Oops, I thought of dgrozev's approach but didn't see a way to complete the solution. Anyways, I think this inductive solution works:

This is easier: Let $G$ be a simple planar graph. For a vertex $v$, denote $\deg^{\omega}(v)$ as its out-degree. Given an embedding of $G$, choose a face of $G$, and let any vertex on that edge be special. Let $S(G)$ be the set of special vertices. We show by induction on $|G|$ that $\deg^{\omega}_{v\in G}(v)\leq 3$ and $\deg^{\omega}_{v\in S(G)}(v) \leq 2$. Clearly, there exists some special vertex $v$ adjacent to at most two other special vertices. Let $G'$ be the subgraph of $G$ formed by removing $v$, and setting as its special vertices the union of the remaining special vertices of $G$ and the neighbors of $v$. By the induction hypothesis, we can orient $G'$ in such a way that $\deg^{\omega}_{v \in G'}(v)\leq 3$ and $\deg^{\omega}_{v \in S(G')}(v) \leq 2$. Now we orient the edges $(v,x)$ between $v$ and its neighbors. If $x \in S$, orient $\overrightarrow{vx}$; otherwise, orient $\overrightarrow{xv}$. This produces the desired orientation, and we are done by induction.

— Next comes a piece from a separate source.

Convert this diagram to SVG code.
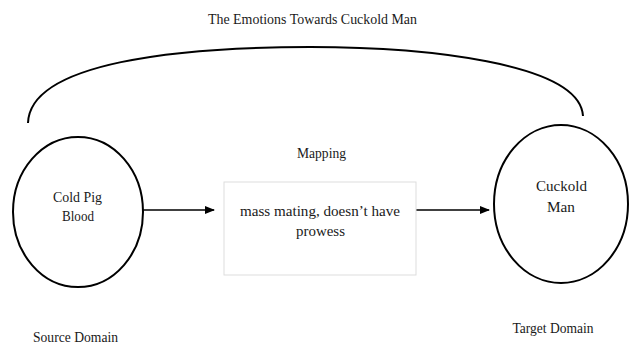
<svg xmlns="http://www.w3.org/2000/svg" width="630" height="345" viewBox="0 0 630 345">
  <defs>
    <marker id="arrow" markerWidth="10" markerHeight="8" refX="9" refY="4" orient="auto" markerUnits="userSpaceOnUse">
      <path d="M0,0 L10,4 L0,8 Z" fill="#000"/>
    </marker>
    <style>
      text { font-family: "Liberation Serif", "Times New Roman", "DejaVu Serif", serif; font-size: 15px; fill: #1a1a1a; text-anchor: middle; }
      .domain { fill: none; stroke: #000; stroke-width: 2; }
      .link { fill: none; stroke: #000; stroke-width: 1.3; }
    </style>
  </defs>
  <rect width="630" height="345" fill="#fff"/>

  <text x="312.5" y="24" textLength="209" lengthAdjust="spacingAndGlyphs" font-family="Liberation Serif, serif">The Emotions Towards Cuckold Man</text>

  <g id="connectors">
    <path class="domain" d="M28,123 C30,62 180,47 310,47 C420,47 580,62 583,116"/>
    <line class="link" x1="143" y1="210" x2="214" y2="210" marker-end="url(#arrow)"/>
    <line class="link" x1="416" y1="210" x2="489" y2="210" marker-end="url(#arrow)"/>
  </g>

  <g id="source" font-family="Liberation Serif, serif">
    <ellipse class="domain" cx="78" cy="212" rx="65" ry="75"/>
    <text x="77.5" y="202" textLength="49" lengthAdjust="spacingAndGlyphs">Cold Pig</text>
    <text x="78" y="221" textLength="32" lengthAdjust="spacingAndGlyphs">Blood</text>
    <text x="75.5" y="342" textLength="85" lengthAdjust="spacingAndGlyphs">Source Domain</text>
  </g>

  <g id="mapping" font-family="Liberation Serif, serif">
    <text x="321.5" y="158" textLength="49" lengthAdjust="spacingAndGlyphs">Mapping</text>
    <rect x="224" y="182" width="192" height="93" fill="#fff" stroke="#ddd" stroke-width="1"/>
    <text x="320" y="216" textLength="160" lengthAdjust="spacingAndGlyphs">mass mating, doesn’t have</text>
    <text x="320.5" y="236" textLength="49" lengthAdjust="spacingAndGlyphs">prowess</text>
  </g>

  <g id="target" font-family="Liberation Serif, serif">
    <ellipse class="domain" cx="561" cy="204" rx="67" ry="79"/>
    <text x="561.5" y="191" textLength="51" lengthAdjust="spacingAndGlyphs">Cuckold</text>
    <text x="561" y="212" textLength="28" lengthAdjust="spacingAndGlyphs">Man</text>
    <text x="553" y="333" textLength="81" lengthAdjust="spacingAndGlyphs">Target Domain</text>
  </g>
</svg>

It is well known that every planar graph is a subset of a triangulation,from which we have that it has at most $3n-6$ edges.Now,we create a bipartitate graph $F$ beetwen edges and vertices.In one group we have vertices that represent edges and in the other group we have $3$ identical groups of vertices which represent vertices of $G$.An edge is connected with vertex i edge contains that vertex.We have to find a perfect matching that includes all egdes.From here,we procced via Hall's theorem.Assume that it doesn't.Then,we have a set of $k$ edges which cover at most $[k/3]$ vertices,but this means that we have a set of $m$ vertices which has at least $3m$ edges,which is a contradiction.

We can use the following hammer (Nash-Williams theorem). https://en.wikipedia.org/wiki/Nash-Williams_theorem It says that if every subset $S \subseteq V(G)$ contains at most $c(|S|-1)$ edges, then we can partition the edges of a graph into $c$ forests. As we know that any subset $S$ of vertices contains at most $3|S|-6$ edges, a planar graph can be partitioned into $3$ forests. For each tree in the forest, pick an arbitrary root and direct all edges in the tree towards the root. Clearly, this construction causes all vertices to have outdegree at most $3$.